Repeat the listing below in full, exactly as it stands.

> **Source excerpt**
..........
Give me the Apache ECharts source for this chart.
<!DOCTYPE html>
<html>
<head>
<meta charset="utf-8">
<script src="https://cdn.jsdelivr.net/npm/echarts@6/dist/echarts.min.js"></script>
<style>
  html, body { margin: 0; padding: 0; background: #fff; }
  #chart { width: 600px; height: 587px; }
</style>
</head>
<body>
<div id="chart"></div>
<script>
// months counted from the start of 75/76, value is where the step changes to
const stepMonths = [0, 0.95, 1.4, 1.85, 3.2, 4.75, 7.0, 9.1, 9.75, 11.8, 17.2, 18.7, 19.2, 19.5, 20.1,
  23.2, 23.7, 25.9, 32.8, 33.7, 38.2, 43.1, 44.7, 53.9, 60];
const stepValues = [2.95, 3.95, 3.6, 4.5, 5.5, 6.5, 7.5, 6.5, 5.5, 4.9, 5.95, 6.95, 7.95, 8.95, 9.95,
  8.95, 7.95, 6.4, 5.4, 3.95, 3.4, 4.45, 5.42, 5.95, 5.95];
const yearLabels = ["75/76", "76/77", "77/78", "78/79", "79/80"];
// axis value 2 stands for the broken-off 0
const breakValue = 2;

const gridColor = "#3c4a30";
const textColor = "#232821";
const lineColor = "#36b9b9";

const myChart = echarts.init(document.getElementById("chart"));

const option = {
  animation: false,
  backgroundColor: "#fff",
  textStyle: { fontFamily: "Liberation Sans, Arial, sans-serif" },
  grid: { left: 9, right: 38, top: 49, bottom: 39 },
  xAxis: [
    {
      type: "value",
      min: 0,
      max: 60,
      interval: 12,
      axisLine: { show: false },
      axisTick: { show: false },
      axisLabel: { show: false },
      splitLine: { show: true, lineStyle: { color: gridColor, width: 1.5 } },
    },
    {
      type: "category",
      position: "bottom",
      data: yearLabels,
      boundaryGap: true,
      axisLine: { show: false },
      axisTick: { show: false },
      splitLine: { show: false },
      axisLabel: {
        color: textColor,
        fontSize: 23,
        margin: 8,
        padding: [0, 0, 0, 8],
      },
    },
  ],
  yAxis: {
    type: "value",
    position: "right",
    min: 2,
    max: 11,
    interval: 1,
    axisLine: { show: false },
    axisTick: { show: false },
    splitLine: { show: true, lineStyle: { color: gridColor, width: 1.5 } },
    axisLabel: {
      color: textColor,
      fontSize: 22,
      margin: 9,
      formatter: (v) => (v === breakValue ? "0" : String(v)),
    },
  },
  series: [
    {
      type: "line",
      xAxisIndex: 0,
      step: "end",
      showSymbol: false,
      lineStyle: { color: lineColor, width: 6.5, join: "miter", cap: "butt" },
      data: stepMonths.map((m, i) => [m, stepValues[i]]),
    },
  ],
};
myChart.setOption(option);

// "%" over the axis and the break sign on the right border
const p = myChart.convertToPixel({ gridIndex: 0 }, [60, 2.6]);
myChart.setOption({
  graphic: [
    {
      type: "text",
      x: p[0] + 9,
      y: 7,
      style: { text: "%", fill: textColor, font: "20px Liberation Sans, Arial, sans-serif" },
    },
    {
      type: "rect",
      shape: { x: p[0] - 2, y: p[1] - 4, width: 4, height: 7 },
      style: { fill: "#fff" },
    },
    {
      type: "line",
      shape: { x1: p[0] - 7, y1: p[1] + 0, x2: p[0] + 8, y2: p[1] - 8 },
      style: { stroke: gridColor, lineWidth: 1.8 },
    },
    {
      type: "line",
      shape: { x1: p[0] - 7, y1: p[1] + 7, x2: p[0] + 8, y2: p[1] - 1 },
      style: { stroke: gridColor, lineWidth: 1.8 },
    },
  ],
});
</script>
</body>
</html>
..........
> **Result for this task**
Give me the Apache ECharts source for this chart.
<!DOCTYPE html>
<html>
<head>
<meta charset="utf-8">
<script src="https://cdn.jsdelivr.net/npm/echarts@6/dist/echarts.min.js"></script>
<style>
  html, body { margin: 0; padding: 0; background: #fff; }
  #chart { width: 600px; height: 587px; }
</style>
</head>
<body>
<div id="chart"></div>
<script>
// months counted from the start of 75/76, value is where the step changes to
const stepMonths = [0, 0.95, 1.4, 1.85, 3.2, 4.75, 7.0, 9.1, 9.75, 11.8, 17.2, 18.7, 19.2, 19.5, 20.1,
  23.2, 23.7, 25.9, 32.8, 33.7, 38.2, 43.1, 44.7, 53.9, 60];
const stepValues = [2.95, 3.95, 3.6, 4.5, 5.5, 6.5, 7.5, 6.5, 5.5, 4.9, 5.95, 6.95, 7.95, 8.95, 9.95,
  8.95, 7.95, 6.4, 5.4, 3.95, 3.4, 4.45, 5.42, 5.95, 5.95];
const yearLabels = ["75/76", "76/77", "77/78", "78/79", "79/80"];
// axis value 2 stands for the broken-off 0
const breakValue = 2;

const gridColor = "#3c4a30";
const textColor = "#232821";
const lineColor = "#36b9b9";

const myChart = echarts.init(document.getElementById("chart"));

const option = {
  animation: false,
  backgroundColor: "#fff",
  textStyle: { fontFamily: "Liberation Sans, Arial, sans-serif" },
  grid: { left: 9, right: 38, top: 49, bottom: 39 },
  xAxis: [
    {
      type: "value",
      min: 0,
      max: 60,
      interval: 12,
      axisLine: { show: false },
      axisTick: { show: false },
      axisLabel: { show: false },
      splitLine: { show: true, lineStyle: { color: gridColor, width: 1.5 } },
    },
    {
      type: "category",
      position: "bottom",
      data: yearLabels,
      boundaryGap: true,
      axisLine: { show: false },
      axisTick: { show: false },
      splitLine: { show: false },
      axisLabel: {
        color: textColor,
        fontSize: 23,
        margin: 8,
        padding: [0, 0, 0, 8],
      },
    },
  ],
  yAxis: {
    type: "value",
    position: "right",
    min: 2,
    max: 11,
    interval: 1,
    axisLine: { show: false },
    axisTick: { show: false },
    splitLine: { show: true, lineStyle: { color: gridColor, width: 1.5 } },
    axisLabel: {
      color: textColor,
      fontSize: 22,
      margin: 9,
      formatter: (v) => (v === breakValue ? "0" : String(v)),
    },
  },
  series: [
    {
      type: "line",
      xAxisIndex: 0,
      step: "end",
      showSymbol: false,
      lineStyle: { color: lineColor, width: 6.5, join: "miter", cap: "butt" },
      data: stepMonths.map((m, i) => [m, stepValues[i]]),
    },
  ],
};
myChart.setOption(option);

// "%" over the axis and the break sign on the right border
const p = myChart.convertToPixel({ gridIndex: 0 }, [60, 2.6]);
myChart.setOption({
  graphic: [
    {
      type: "text",
      x: p[0] + 9,
      y: 7,
      style: { text: "%", fill: textColor, font: "20px Liberation Sans, Arial, sans-serif" },
    },
    {
      type: "rect",
      shape: { x: p[0] - 2, y: p[1] - 4, width: 4, height: 7 },
      style: { fill: "#fff" },
    },
    {
      type: "line",
      shape: { x1: p[0] - 7, y1: p[1] + 0, x2: p[0] + 8, y2: p[1] - 8 },
      style: { stroke: gridColor, lineWidth: 1.8 },
    },
    {
      type: "line",
      shape: { x1: p[0] - 7, y1: p[1] + 7, x2: p[0] + 8, y2: p[1] - 1 },
      style: { stroke: gridColor, lineWidth: 1.8 },
    },
  ],
});
</script>
</body>
</html>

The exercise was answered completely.